The first layer is the brief. Before anything gets written, the drafting agent loads a voice contract, a document that spells out what the post may and may not contain, so the constraints are in the room before the first sentence exists. The second layer is a commit hook, and this is the one with teeth. It greps every staged post for the things that must never ship: an em dash, a personal name, a vendor name sitting in the metadata where it does not belong, a marketing superlative. If it finds one, the commit dies with a filename, a line number, and the reason. Not a warning. A dead commit. I have had a draft rejected at that gate over a single character, and the right response is not to reach for the override. The right response is to fix the character.
The third layer is a validator that reads the post's metadata and refuses anything malformed: a missing field, a category that is not on the allowed list, an auto-shipped post that forgot to declare which real piece of work it is grounded in. The fourth layer is an audit that re-runs the entire set across the whole archive on a schedule, so a rule added today gets enforced backward against everything that already shipped. A few days ago that vendor-name gate caught a model's name that had drifted into a post title, where the rules say it cannot go. The draft was good. The gate did not care that the draft was good. It cared that a name was in the wrong place, and it held the ship until the name moved. That is the difference between vibe coded and slop, and on that day it was one word wide.

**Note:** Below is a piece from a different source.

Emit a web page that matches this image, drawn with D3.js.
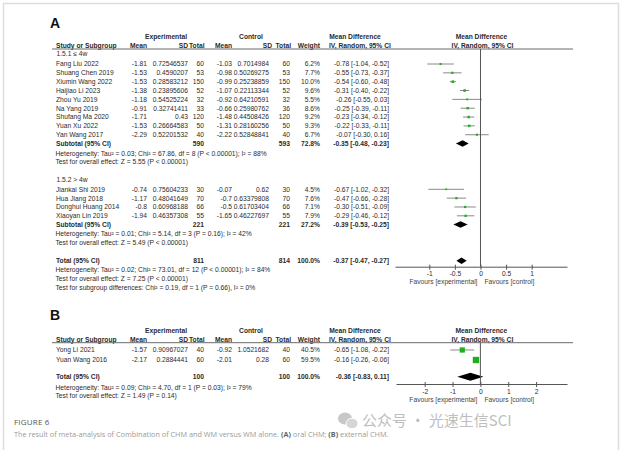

None of this slows the writing down. The agent still drafts in about a minute. What changed is that the speed no longer reaches production unescorted. This is the move I would hand any vibe coder who is tired of the slop accusation: stop trying to be more careful, because careful does not scale and careful is the exact thing the scanner just proved you are not. Write the check instead. Encode the thing you are afraid of as a gate that runs without you, fails loud, and blocks the merge. A rule a machine enforces every time beats a rule a person remembers most of the time. Speed plus a gate is not slop. Speed with nothing watching is.
If you are shipping vibe coded work and you want it to survive the same scanners that just embarrassed a thousand apps, the answer is not to slow down, it is to put gates between the generation and the merge. Work with VibeKoded if you want a sparring partner on building the enforcement layer that keeps your speed and loses the slop.
The scan was right about one thing. Left unwatched, this way of building really does drift toward the mess they found. The reputation is earned. It is just not inevitable, and the thing that decides which way it goes is not how fast you write. It is whether anything gets to say no after you do.